Dragomirov attacks the next day. Beauclere is fatally wounded while defending the women. Harper kills Wormwood in a hand-to-hand fight. At the last moment, British Indian cavalry arrive, led by Barabbass. Sharpe duels Dragomirov and kills him.

After the battle, Sharpe says goodbye to Marie-Angelique and Simmerson, with whom he manages to make amends, before he and Harper ride off for home.

== Production history ==
At a book signing in Bath on 11 October 2006, Bernard Cornwell revealed that there were plans by ITV to film two more episodes. When asked about the stories, Cornwell said that he believed that they were producing two new stories specially for television. Filming of Sharpe's Peril, produced by Celtic Film/Picture Palace/Duke Street Films, began on 3 March 2008 in India (in Orchha and Khajuraho), and finished in late April.
The film was created both as a 2 x 90 minute version (circa 2 x 69 minutes without adverts, i.e. 138 minutes in total) and a single 100 minute version.

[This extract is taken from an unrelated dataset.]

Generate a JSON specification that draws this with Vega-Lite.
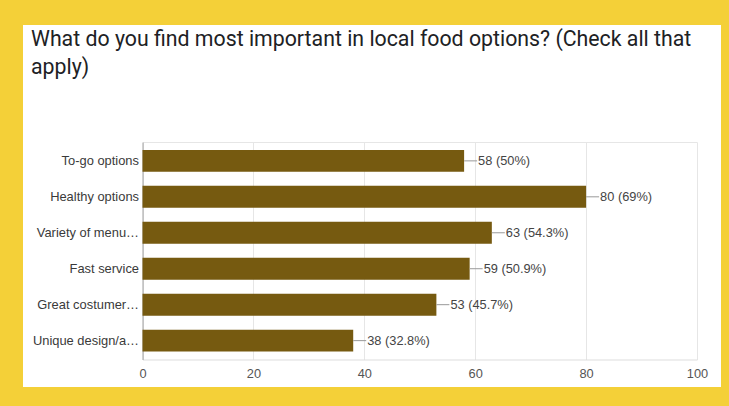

== UK broadcast history ==
Part one was first aired on ITV (ITV1 and UTV) on 2 November 2008 and part two on 9 November 2008, although STV, the holders of the Northern and Central Scottish licensees of ITV, decided not to screen Sharpe's Peril, but instead use the time slots for its own drama Missing from 2006.

Sharpe's Peril was released on DVD on 10 November 2008 in the UK. This 2 disc set comes with both versions of Sharpe's Peril. There has also been a making-of documentary produced for Sharpe's Peril, which is included on the DVD, and was shown on ITV3 after the main show had finished on 9 November.

== Reception ==
DVDTalk.com gave it 4 out of 5 stars, calling it "a dramatic improvement over its predecessor, Sharpe's Challenge (2006)."